UNOS and NASA Partner to Study Drone Organ Transport

April 22, 2026 by
UNOS and NASA Partner to Study Drone Organ Transport
Administrator

UNOS and NASA launch study on drone organ transport

UNOS and NASA have launched a joint study to test whether drones can move organs faster and more safely. The agreement, signed at UNOS headquarters in Richmond, Virginia, will examine how unmanned aircraft could strengthen transplant logistics across the United States.

The first phase will build instrumentation to measure conditions during flight. Researchers will track temperature, vibration, and altitude to see how those factors affect organs carried by UAVs. Early test flights will use research or animal organs, not human organs. NASA will also study possible flight paths, estimate time savings, and assess how drone operations could connect with the current transplant transport network.

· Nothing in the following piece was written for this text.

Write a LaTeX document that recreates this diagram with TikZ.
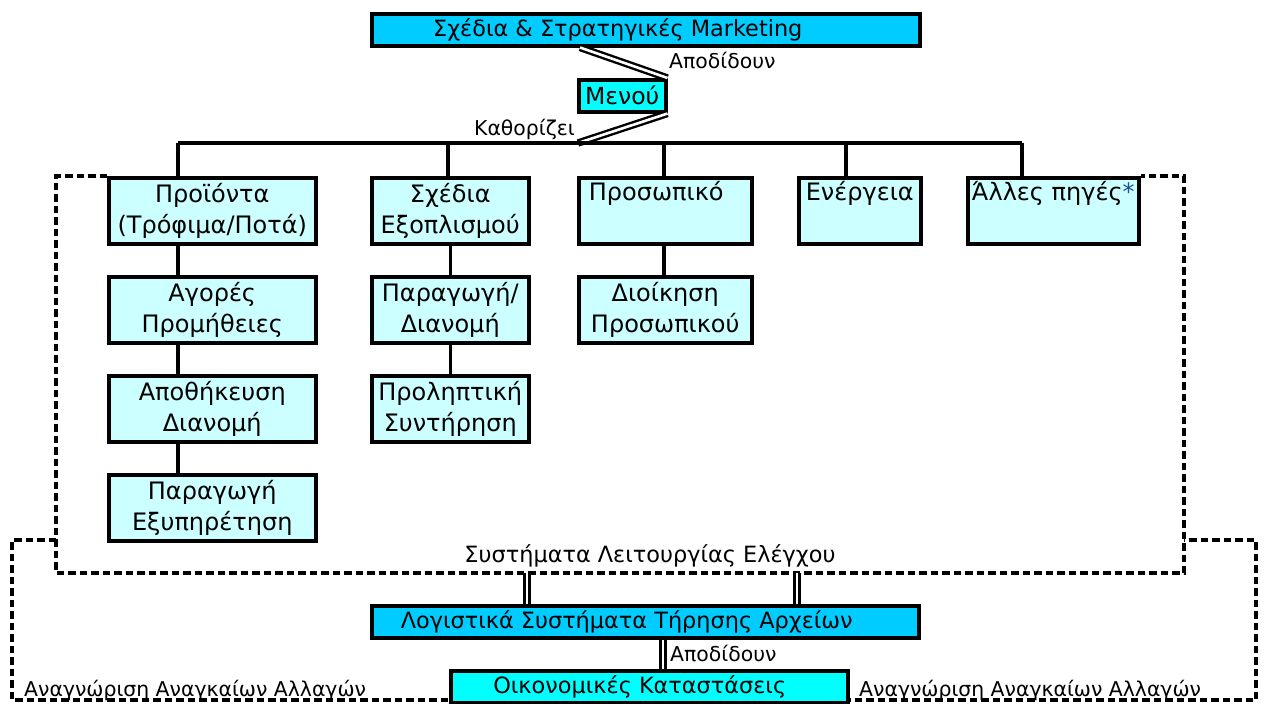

A central focus is the first mile and last mile of delivery, where delays can undermine speed gains elsewhere in the chain. Drones could offer an advantage over ground vehicles by avoiding traffic and reducing dependence on fixed transport schedules. If the concept proves workable, UAVs could lower costs and give transplant coordinators more routing flexibility when moving organs between donor sites and hospitals.

Later phases will look at scaling the model, testing longer-range flights, and identifying the regulatory framework needed for broader medical drone operations. The partnership is also expected to expand to include other research groups, federal agencies, and academic institutions, widening the technical and operational base for future trials.

The study could shape a new approach to time-critical organ transport in the U.S. transplant system. If drone flights can protect organ viability while cutting delivery times, the impact could extend beyond logistics to better organ use, lower operating costs, and more lives saved.